张祥龙也选择了现象学,而且我认为他是目前为止用现象学方法研究中国思想(“中华古学”)较为成功的现象学哲学家之一。他认为,在西方哲学中,与中国古代思想的图景最有或比较有缘分的就是现象学的思想方式,而绝不会是概念形而上学的方式。“事实上,任何一种还依据现成的概念模式——不管它是唯理论的还是经验论的,唯心论的还是实在论的——哲学思想都极难与东方哲理思想,特别是中国古典哲学进行有效的对话。”“西方的以巴门尼德——柏拉图主义为脊梁的传统哲学,无论其理念化程度多么高,概念体系多么庞大,逻辑推理多么堂皇,辩证法思想多么发展,却恰恰不能理解中国思想的微妙之处。”他基于现象学的“构成观”对中国古代思想做了一番重新审视。
在张祥龙看来,现象学的思想方式是构成的而非概念抽象化的,现象学或现象学直观的最突出的特点是它的“构成”(Konstitution,Bilden)洞见或识度。这是说,“现象本身”或“事情本身”一定是构成着的或被构成着的,与人认识它们的发生,尤其是人在某个具体形势或境域中的生存方式息息相关。任何“存在”从改变上都与境域中的生成(Werden,Becoming)、“生活”(Leben)、“体验”(Erleben)或“构成”不可分离。这样一种思想方式在根本处容纳和要求着像“边缘化”“时机化”“无”这些与具体的和变易着的境况相关的思路,因而在无形中消除了中西哲学对话中最硬性的,也是最大的障碍。

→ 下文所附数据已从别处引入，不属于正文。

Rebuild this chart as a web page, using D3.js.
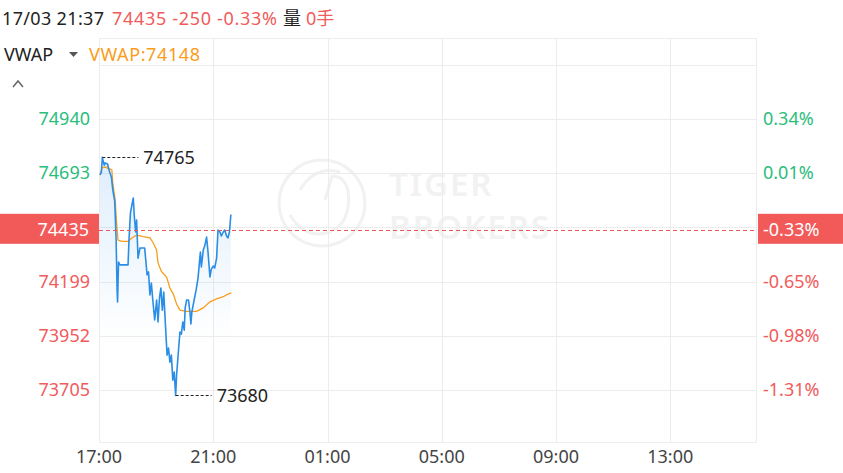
<!DOCTYPE html>
<html>
<head>
<meta charset="utf-8">
<script src="https://cdn.jsdelivr.net/npm/d3@7"></script>
<style>
  body { margin: 0; background: #fff; }
  svg { font-family: "Noto Sans", "Noto Sans CJK SC", sans-serif; }
</style>
</head>
<body>
<div id="chart"></div>
<script>
// minutes after 17:00 and last price
const priceMinutes = [2, 5, 7, 11, 13, 18, 21, 26, 29, 33, 36, 38, 39, 41, 44, 61, 63, 66, 69, 72, 74, 77, 79, 82, 86, 96, 101, 104, 107, 110, 113, 117, 121, 124, 127, 130, 133, 136, 139, 143, 146, 149, 152, 155, 158, 161, 163, 167, 170, 173, 176, 179, 181, 184, 188, 191, 193, 195, 199, 204, 208, 211, 213, 215, 219, 222, 226, 229, 233, 236, 240, 243, 247, 250, 254, 257, 261, 264, 268, 271, 274, 277];
const prices = [74685, 74698, 74765, 74730, 74740, 74735, 74708, 74676, 74616, 74566, 74388, 74161, 74106, 74288, 74275, 74275, 74388, 74512, 74548, 74580, 74502, 74425, 74480, 74306, 74352, 74352, 74229, 74243, 74138, 74192, 74115, 74024, 74115, 74015, 74124, 74170, 74069, 74151, 74024, 73864, 73896, 73832, 73864, 73750, 73787, 73680, 73773, 73887, 73969, 73960, 74015, 73978, 74079, 74115, 74115, 74060, 74006, 74060, 74106, 74161, 74215, 74288, 74334, 74266, 74343, 74361, 74402, 74334, 74220, 74256, 74270, 74261, 74306, 74434, 74425, 74407, 74425, 74434, 74407, 74398, 74425, 74505];

const vwapMinutes = [2, 6, 13, 27, 29, 34, 37, 40, 48, 61, 69, 79, 93, 107, 114, 121, 124, 131, 142, 149, 156, 163, 170, 184, 205, 219, 233, 247, 261, 271, 278];
const vwapValues = [74685, 74717, 74721, 74708, 74648, 74571, 74466, 74388, 74382, 74382, 74398, 74411, 74404, 74398, 74375, 74343, 74284, 74245, 74220, 74170, 74142, 74097, 74069, 74063, 74063, 74079, 74107, 74120, 74130, 74142, 74148];

const prevClose = 74685;
const lastPrice = 74435;
const gridValues = [75187, 74940, 74693, 74446, 74199, 73952, 73705];
const leftTickValues = [74940, 74693, 74199, 73952, 73705];
const rightTickValues = [74940, 74693, 74199, 73952, 73705];
const rightTickLabels = ["0.34%", "0.01%", "-0.65%", "-0.98%", "-1.31%"];
const timeTicks = [0, 240, 480, 720, 960, 1200];
const timeLabels = ["17:00", "21:00", "01:00", "05:00", "09:00", "13:00"];

const width = 843, height = 473;
const chart = { left: 99, right: 756, top: 38, bottom: 442 };
const green = "#2bbd7c", red = "#f15b5b", blue = "#2a8de6", orange = "#f99d1c";

const svg = d3.select("#chart").append("svg")
  .attr("width", width).attr("height", height);

const x = d3.scaleLinear().domain([0, 1380]).range([chart.left, chart.right]);
const y = d3.scaleLinear().domain([73705, 74940]).range([390, 119]);

// watermark
const wm = svg.append("g").attr("fill", "none").attr("stroke", "#f1f1f1").attr("stroke-width", 3);
wm.append("circle").attr("cx", 322).attr("cy", 203).attr("r", 43);
wm.append("path").attr("d", "M290,215 Q305,240 330,232 Q352,222 348,190 Q344,176 332,176 L325,200");
wm.append("path").attr("d", "M300,190 Q315,165 340,172");
svg.append("text").attr("x", 389).attr("y", 196).attr("font-size", 33).attr("font-weight", 600)
  .attr("letter-spacing", 2).attr("fill", "#f2f2f2").text("TIGER");
svg.append("text").attr("x", 389).attr("y", 239).attr("font-size", 33).attr("font-weight", 600)
  .attr("letter-spacing", 2).attr("fill", "#f2f2f2").text("BROKERS");

// grid
const grid = svg.append("g").attr("stroke", "#ececec").attr("stroke-width", 1);
grid.selectAll(".h").data(gridValues).join("line")
  .attr("x1", chart.left).attr("x2", chart.right)
  .attr("y1", d => Math.round(y(d)) + 0.5).attr("y2", d => Math.round(y(d)) + 0.5);
grid.selectAll(".v").data(timeTicks).join("line")
  .attr("x1", d => Math.round(x(d)) + 0.5).attr("x2", d => Math.round(x(d)) + 0.5)
  .attr("y1", chart.top).attr("y2", chart.bottom);
grid.append("rect").attr("x", chart.left + 0.5).attr("y", chart.top + 0.5)
  .attr("width", chart.right - chart.left).attr("height", chart.bottom - chart.top)
  .attr("fill", "none");

// area gradient
const defs = svg.append("defs");
const grad = defs.append("linearGradient").attr("id", "areaGrad")
  .attr("gradientUnits", "userSpaceOnUse")
  .attr("x1", 0).attr("x2", 0).attr("y1", 150).attr("y2", 340);
grad.append("stop").attr("offset", 0).attr("stop-color", "#2a8de6").attr("stop-opacity", 0.16);
grad.append("stop").attr("offset", 1).attr("stop-color", "#2a8de6").attr("stop-opacity", 0);

const priceData = priceMinutes.map((m, i) => ({ m, v: prices[i] }));
const vwapData = vwapMinutes.map((m, i) => ({ m, v: vwapValues[i] }));

svg.append("path").datum(priceData)
  .attr("fill", "url(#areaGrad)")
  .attr("d", d3.area().x(d => x(d.m)).y0(chart.bottom).y1(d => y(d.v)));

svg.append("path").datum(vwapData)
  .attr("fill", "none").attr("stroke", orange).attr("stroke-width", 1.3)
  .attr("d", d3.line().x(d => x(d.m)).y(d => y(d.v)));

svg.append("path").datum(priceData)
  .attr("fill", "none").attr("stroke", blue).attr("stroke-width", 1.6)
  .attr("stroke-linejoin", "round")
  .attr("d", d3.line().x(d => x(d.m)).y(d => y(d.v)));

// last price dashed line
svg.append("line")
  .attr("x1", chart.left).attr("x2", chart.right)
  .attr("y1", Math.round(y(lastPrice)) + 0.5).attr("y2", Math.round(y(lastPrice)) + 0.5)
  .attr("stroke", "#e8555a").attr("stroke-dasharray", "4,3");

// max / min markers
const maxPt = priceData.reduce((a, b) => (b.v > a.v ? b : a));
const minPt = priceData.reduce((a, b) => (b.v < a.v ? b : a));
[maxPt, minPt].forEach(p => {
  const px = x(p.m), py = Math.round(y(p.v)) + 0.5;
  svg.append("line").attr("x1", px).attr("x2", px + 36).attr("y1", py).attr("y2", py)
    .attr("stroke", "#222").attr("stroke-dasharray", "3,2");
  svg.append("text").attr("x", px + 41).attr("y", py + 6).attr("font-size", 18)
    .attr("fill", "#222").text(p.v);
});

// left axis
svg.append("g").selectAll("text").data(leftTickValues).join("text")
  .attr("x", 90).attr("y", d => y(d) + 6).attr("text-anchor", "end")
  .attr("font-size", 18).attr("fill", d => (d > prevClose ? green : red))
  .text(d => d);

// right axis
svg.append("g").selectAll("text").data(rightTickValues).join("text")
  .attr("x", 763).attr("y", d => y(d) + 6)
  .attr("font-size", 18).attr("fill", d => (d > prevClose ? green : red))
  .text((d, i) => rightTickLabels[i]);

// price tags
const tagY = y(lastPrice);
svg.append("rect").attr("x", 0).attr("y", tagY - 16).attr("width", 99).attr("height", 30).attr("fill", "#f25a5a");
svg.append("text").attr("x", 89).attr("y", tagY + 6).attr("text-anchor", "end")
  .attr("font-size", 18).attr("fill", "#fff").text(lastPrice);
svg.append("rect").attr("x", 758).attr("y", tagY - 16).attr("width", 85).attr("height", 30).attr("fill", "#f25a5a");
svg.append("text").attr("x", 763).attr("y", tagY + 6)
  .attr("font-size", 18).attr("fill", "#fff")
  .text(((lastPrice - prevClose) / prevClose * 100).toFixed(2) + "%");

// bottom axis
svg.append("g").selectAll("text").data(timeTicks).join("text")
  .attr("x", d => x(d)).attr("y", 463).attr("text-anchor", "middle")
  .attr("font-size", 18).attr("fill", "#444")
  .text((d, i) => timeLabels[i]);

// header
const header = svg.append("g").attr("font-size", 18);
header.append("text").attr("x", 2).attr("y", 25).attr("fill", "#222")
  .attr("textLength", 102).text("17/03 21:37");
header.append("text").attr("x", 112).attr("y", 25).attr("fill", red).attr("textLength", 165)
  .text(`${lastPrice} ${lastPrice - prevClose} ${((lastPrice - prevClose) / prevClose * 100).toFixed(2)}%`);
header.append("text").attr("x", 283).attr("y", 25).attr("fill", "#222").text("量");
header.append("text").attr("x", 306).attr("y", 25).attr("fill", red).text("0手");

svg.append("text").attr("x", 4).attr("y", 61).attr("font-size", 18).attr("fill", "#222").text("VWAP");
svg.append("path").attr("d", "M69,52 L78,52 L73.5,57 Z").attr("fill", "#555");
svg.append("text").attr("x", 89).attr("y", 61).attr("font-size", 18).attr("fill", orange)
  .attr("textLength", 111).text("VWAP:" + vwapValues[vwapValues.length - 1]);
svg.append("path").attr("d", "M13,87 L18,81 L23,87").attr("fill", "none")
  .attr("stroke", "#666").attr("stroke-width", 1.5);
</script>
</body>
</html>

儒学之进入现象学的视野要稍晚于道家,但这也是迟早要发生的事情。任何严肃认真的思想家都会同意儒、道两家的同源性和相通性。张祥龙指出:“人们往往视道家为儒家的对立面,殊不知两者在思想方式上多有相通之处。它们之间的区别往往是关于‘什么’的,比如最终的境界是仁还是道,求此境界的依据是人伦关系还是自然(无)本身,达至此至境的途径是‘学’还是‘损’(反本归源),治国立身靠的是什么,等等。但它们之间的相通之处则在于对最高境界(仁、道)本身的理解。对孔子和老庄而言,这最终的根源都不是任何一种‘什么’或现成的存在者,而是最根本的纯境域构成。”也许正是因为如此,现象学与儒学终于走到了一起。所谓“走到一起”,一是表现为儒学与现象学的比较研究,二是表现为用现象学方法对儒学的诠释,这当然只是就大势而言。
用现象学方法对儒学进行诠释就更能表现出思想的活力,更能彰显出儒家思想的本原识度。张祥龙的儒学诠释就有此种意味,他始终基于现象学的构成观而力图发现儒学的原始生存经验。他指出:“孔子教学的源头真义就在‘子曰’的本文而非后人的注疏乃至五花八门的‘语类’之中。与一般的看法相左,孔子深信他的学问中有‘一以贯之’的思想识度(‘道’)。……究其实,它并未传达任何现成的‘什么’,而只是揭示出一个人与人相互对待、相互造就的构成原则,一种看待人生乃至世界的纯境域的方式。……孔子的仁学并不受制于任何现成的存在预设。”“孔子虽然‘罕言’那通过概念范畴来加以规定的‘仁’,却要在、并且只在具体生动的对话情境中来显示‘仁’的本性上多样的语境含义或‘生成’的含义。孔子关于仁的各种说法之间确有‘家族’类似,但又不可被对象化为不变的种属定义。也正是出于这种现象学和解释学的识度,他将古代的‘信天游’、‘爬山调’一类的‘诗’视之为‘无邪’之‘思’,在‘韶’乐中体验带‘尽美又尽善’的境界。”“《论语》中洋溢的那种活泼气息即来自孔子思想和性格的纯构成特性,而后世儒家的每况愈下则只能归结为这种特性的逐渐丧失和某种现成者比如‘天理’的独霸。”
不仅张祥龙对儒学总体的论述中贯彻了现象学的原则,他对儒家天时观的研究、对“学而时习之”章的精妙解读,对“象”的含义的追究中,也都贯彻了现象学的原则。我相信,儒学现象学的未来发展一定会有丰硕的成果。